→ **PROBLEM**
Starting at the first line of the data, please print exactly those lines through the one that holds "anchor=west, rotate=4] (m5)", omitting every picture.
###
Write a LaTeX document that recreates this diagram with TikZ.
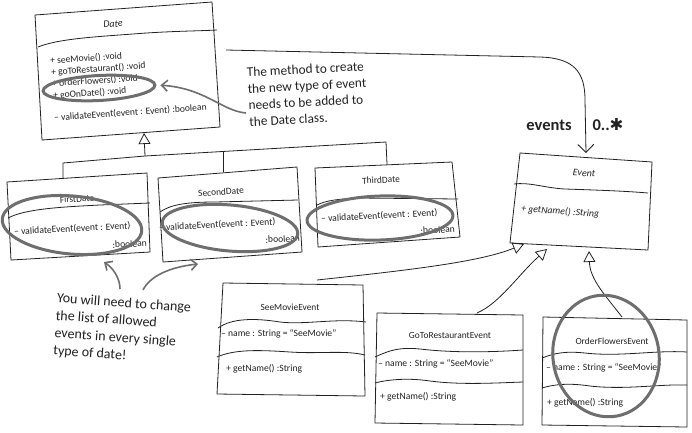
\documentclass[tikz,border=0pt]{standalone}
\usepackage{fontspec}
\setmainfont{Carlito}
\newfontfamily\symfont{DejaVu Sans}
\usetikzlibrary{arrows.meta,shapes.geometric,calc}
\definecolor{hlgray}{HTML}{6E6E6E}
\definecolor{ink}{HTML}{222222}
\tikzset{
 ln/.style={draw=ink, line width=0.8pt},
 inh/.style={ln, -{Triangle[open, length=11pt, width=12pt, line width=0.8pt]}},
 assoc/.style={ln, -{Straight Barb[length=8pt, width=16pt, line width=0.9pt]}},
 hloop/.style={draw=hlgray, line width=3pt, ellipse, inner sep=0pt},
 harrow/.style={draw=hlgray, line width=1.6pt, -{Straight Barb[length=6pt, width=11pt]}},
 uml/.style={font=\fontsize{9.6}{10}\selectfont, inner sep=0pt, text=ink},
 umli/.style={font=\fontsize{9.8}{10}\selectfont\itshape, inner sep=0pt, text=ink},
 umlt/.style={font=\fontsize{9.4}{10}\selectfont, inner sep=0pt, text=ink},
 umlti/.style={font=\fontsize{10}{10}\selectfont\itshape, inner sep=0pt, text=ink},
 note/.style={font=\fontsize{13.3}{16.5}\selectfont, align=left, inner sep=0pt, text=ink},
 lbl/.style={font=\fontsize{16.5}{17}\selectfont\bfseries, inner sep=0pt, text=ink},
}
\begin{document}
\begin{tikzpicture}[x=1pt, y=-1pt]
\fill[white] (0,0) rectangle (692,432);
\useasboundingbox (0,0) rectangle (692,432);

% ---------- Date ----------
\coordinate (dTL) at (35,15); \coordinate (dTR) at (212,2);
\coordinate (dBR) at (220,127); \coordinate (dBL) at (42,140);
\draw[ln] (dTL) -- (dTR) -- (dBR) -- (dBL) -- cycle;
\draw[ln] (38,47) .. controls (58,39) and (92,37) .. (133,34) .. controls (170,31) and (200,31) .. (217,30);
\node[umlti, rotate=4] (date) at (113,24) {Date};
\node[uml, anchor=west, rotate=4] (m1) at (50,61) {+ seeMovie() :void};
\node[uml, anchor=west, rotate=4] (m2) at (51,72.5) {+ goToRestaurant() :void};
\node[uml, anchor=west, rotate=4] (m3) at (52,84) {+ orderFlowers() :void};
\node[uml, anchor=west, rotate=4] (m4) at (53,96) {+ goOnDate() :void};
\node[uml, anchor=west, rotate=4] (m5) at (54,118) {– validateEvent(event : Event) :boolean};

% ---------- FirstDate ----------
\draw[ln] (7,182) -- (147,173) -- (150,252) -- (11,260) -- cycle;
\draw[ln] (8,218) .. controls (25,209) and (60,207) .. (100,205) -- (150,203);
\node[umlt, rotate=3] (first) at (77,199) {FirstDate};
\node[uml, anchor=west, rotate=3] (f1) at (14,232) {– validateEvent(event : Event)};
\node[uml, anchor=east, rotate=3] (f2) at (147,243) {:boolean};

% ---------- SecondDate ----------
\draw[ln] (158,178) -- (297,167) -- (302,252) -- (163,262) -- cycle;
\draw[ln] (160,212) .. controls (170,205) and (185,202) .. (215,202) -- (298,200);
\node[umlt, rotate=4] (second) at (221,192) {SecondDate};
\node[uml, anchor=west, rotate=3] (s1) at (159,228) {– validateEvent(event : Event)};
\node[uml, anchor=east, rotate=3] (s2) at (300,238) {:boolean};

% ---------- ThirdDate ----------
\draw[ln] (315,168) -- (452,162) -- (460,237) -- (318,247) -- cycle;
\draw[ln] (317,205) .. controls (325,201) and (335,199) .. (360,198) -- (458,199);
\node[umlt, rotate=3] (third) at (381,180) {ThirdDate};
\node[uml, anchor=west, rotate=3] (t1) at (321,219) {– validateEvent(event : Event)};
\node[uml, anchor=east, rotate=3] (t2) at (455,229) {:boolean};

% ---------- inheritance Date ----------
\coordinate (dB) at (144,133);
\coordinate (j0) at (145,156);
\coordinate (fdT) at (63,178); \coordinate (fdK) at (63,163);
\coordinate (sdT) at (223,172); \coordinate (sdK) at (223,151.5);
\coordinate (tdT) at (387,164); \coordinate (tdK) at (386,142);
\draw[ln] (fdT) -- (fdK) -- (j0) -- (tdK) -- (tdT);
\draw[ln] (sdT) -- (sdK);
\draw[inh] (j0) -- (dB);

% ---------- Event ----------
\draw[ln] (520,153) -- (652,162) -- (648,250) -- (510,243) -- cycle;
\draw[ln] (514,184) .. controls (530,182) and (545,188) .. (565,189) .. controls (595,190) and (625,191) .. (648,193);
\node[umlti, rotate=-4] (event) at (584,173) {Event};
\node[umli, anchor=west, rotate=-4] (e1) at (521,209) {+ getName() :String};

% ---------- SeeMovieEvent ----------
\draw[ln] (223,283) -- (363,285) -- (365,396) -- (217,394) -- cycle;
\draw[ln] (218,328) .. controls (232,318) and (255,318) .. (280,322) .. controls (305,325) and (335,318) .. (366,322);
\draw[ln] (217,357) .. controls (235,349) and (260,350) .. (290,352) .. controls (320,354) and (345,350) .. (365,355);
\node[umlt] (seemovie) at (290,307) {SeeMovieEvent};
\node[uml, anchor=west] (sm1) at (221,334) {– name : String = “SeeMovie”};
\node[uml, anchor=west] (sm2) at (226,369) {+ getName() :String};

% ---------- GoToRestaurantEvent ----------
\draw[ln] (377,313) -- (523,315) -- (523,425) -- (375,423) -- cycle;
\draw[ln] (375,357) .. controls (390,350) and (400,347) .. (420,349) .. controls (445,352) and (480,353) .. (523,350);
\draw[ln] (375,383) .. controls (390,379) and (410,378) .. (430,381) .. controls (460,385) and (495,383) .. (523,382);
\node[umlt] (gotorest) at (450,335) {GoToRestaurantEvent};
\node[uml, anchor=west] (gr1) at (378,364) {– name : String = “SeeMovie”};
\node[uml, anchor=west] (gr2) at (380,397) {+ getName() :String};

% ---------- OrderFlowersEvent ----------
\draw[ln] (543,317) -- (687,320) -- (687,427) -- (542,425) -- cycle;
\draw[ln] (542,358) .. controls (555,353) and (565,351) .. (585,353) .. controls (620,357) and (655,350) .. (687,352);
\draw[ln] (542,388) .. controls (555,384) and (570,383) .. (590,386) .. controls (625,390) and (660,384) .. (687,385);
\node[umlt] (orderfl) at (612,341) {OrderFlowersEvent};
\node[uml, anchor=west] (of1) at (546,368) {– name : String = “SeeMovie”};
\node[uml, anchor=west] (of2) at (547,403) {+ getName() :String};

% ---------- association Date -> Event ----------
\coordinate (dE) at (226,50); \coordinate (eT) at (586,153);
\draw[assoc] (dE) -- (540,57) .. controls (574,58) and (585,72) .. (585,100) -- (eT);
\node[lbl] (lab1) at (549,125) {events};
\node[lbl] (lab2) at (608,125) {0..{\symfont ✱}};

% ---------- inheritance Event ----------
\coordinate (smA) at (317,280); \coordinate (eB1) at (524,244);
\coordinate (grA) at (477,313); \coordinate (eB2) at (547,249);
\coordinate (ofA) at (622,317); \coordinate (eB3) at (589,251);
\draw[inh] (smA) .. controls (410,270) and (480,262) .. (eB1);
\draw[inh] (grA) .. controls (500,303) and (518,275) .. (eB2);
\draw[inh] (ofA) .. controls (606,296) and (590,280) .. (eB3);

% ---------- highlight loops ----------
\node[hloop, minimum width=112pt, minimum height=25pt, rotate=3] (o1) at (99,88) {};
\node[hloop, minimum width=140pt, minimum height=58pt, rotate=-5] (o2) at (72,225) {};
\node[hloop, minimum width=136pt, minimum height=46pt, rotate=-5] (o3) at (230,228) {};
\node[hloop, minimum width=146pt, minimum height=44pt, rotate=2] (o4) at (380,218) {};
\node[hloop, minimum width=106pt, minimum height=122pt, rotate=10] (o5) at (606,356) {};

% ---------- notes ----------
\node[note, anchor=west, rotate=3] (n1) at (248,97) {The method to create\\the new type of event\\needs to be added to\\the Date class.};
\coordinate (n1a) at (246,113);
\draw[harrow, shorten >=4pt] (n1a) .. controls (222,111) and (205,88) .. (o1.east);

\node[note, font=\fontsize{14}{17.5}\selectfont, anchor=west, rotate=-4] (n2) at (55,325) {You will need to change\\the list of allowed\\events in every single\\type of date!};
\coordinate (n2a) at (120,289); \coordinate (fdP) at (104,262);
\coordinate (n2b) at (143,290); \coordinate (sdP) at (198,264);
\draw[harrow] (n2a) .. controls (120,278) and (113,268) .. (fdP);
\draw[harrow] (n2b) .. controls (150,276) and (170,267) .. (sdP);
\end{tikzpicture}
\end{document}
###
→ **EXERCISE OUTPUT**
Write a LaTeX document that recreates this diagram with TikZ.
\documentclass[tikz,border=0pt]{standalone}
\usepackage{fontspec}
\setmainfont{Carlito}
\newfontfamily\symfont{DejaVu Sans}
\usetikzlibrary{arrows.meta,shapes.geometric,calc}
\definecolor{hlgray}{HTML}{6E6E6E}
\definecolor{ink}{HTML}{222222}
\tikzset{
 ln/.style={draw=ink, line width=0.8pt},
 inh/.style={ln, -{Triangle[open, length=11pt, width=12pt, line width=0.8pt]}},
 assoc/.style={ln, -{Straight Barb[length=8pt, width=16pt, line width=0.9pt]}},
 hloop/.style={draw=hlgray, line width=3pt, ellipse, inner sep=0pt},
 harrow/.style={draw=hlgray, line width=1.6pt, -{Straight Barb[length=6pt, width=11pt]}},
 uml/.style={font=\fontsize{9.6}{10}\selectfont, inner sep=0pt, text=ink},
 umli/.style={font=\fontsize{9.8}{10}\selectfont\itshape, inner sep=0pt, text=ink},
 umlt/.style={font=\fontsize{9.4}{10}\selectfont, inner sep=0pt, text=ink},
 umlti/.style={font=\fontsize{10}{10}\selectfont\itshape, inner sep=0pt, text=ink},
 note/.style={font=\fontsize{13.3}{16.5}\selectfont, align=left, inner sep=0pt, text=ink},
 lbl/.style={font=\fontsize{16.5}{17}\selectfont\bfseries, inner sep=0pt, text=ink},
}
\begin{document}
\begin{tikzpicture}[x=1pt, y=-1pt]
\fill[white] (0,0) rectangle (692,432);
\useasboundingbox (0,0) rectangle (692,432);

% ---------- Date ----------
\coordinate (dTL) at (35,15); \coordinate (dTR) at (212,2);
\coordinate (dBR) at (220,127); \coordinate (dBL) at (42,140);
\draw[ln] (dTL) -- (dTR) -- (dBR) -- (dBL) -- cycle;
\draw[ln] (38,47) .. controls (58,39) and (92,37) .. (133,34) .. controls (170,31) and (200,31) .. (217,30);
\node[umlti, rotate=4] (date) at (113,24) {Date};
\node[uml, anchor=west, rotate=4] (m1) at (50,61) {+ seeMovie() :void};
\node[uml, anchor=west, rotate=4] (m2) at (51,72.5) {+ goToRestaurant() :void};
\node[uml, anchor=west, rotate=4] (m3) at (52,84) {+ orderFlowers() :void};
\node[uml, anchor=west, rotate=4] (m4) at (53,96) {+ goOnDate() :void};
\node[uml, anchor=west, rotate=4] (m5) at (54,118) {– validateEvent(event : Event) :boolean};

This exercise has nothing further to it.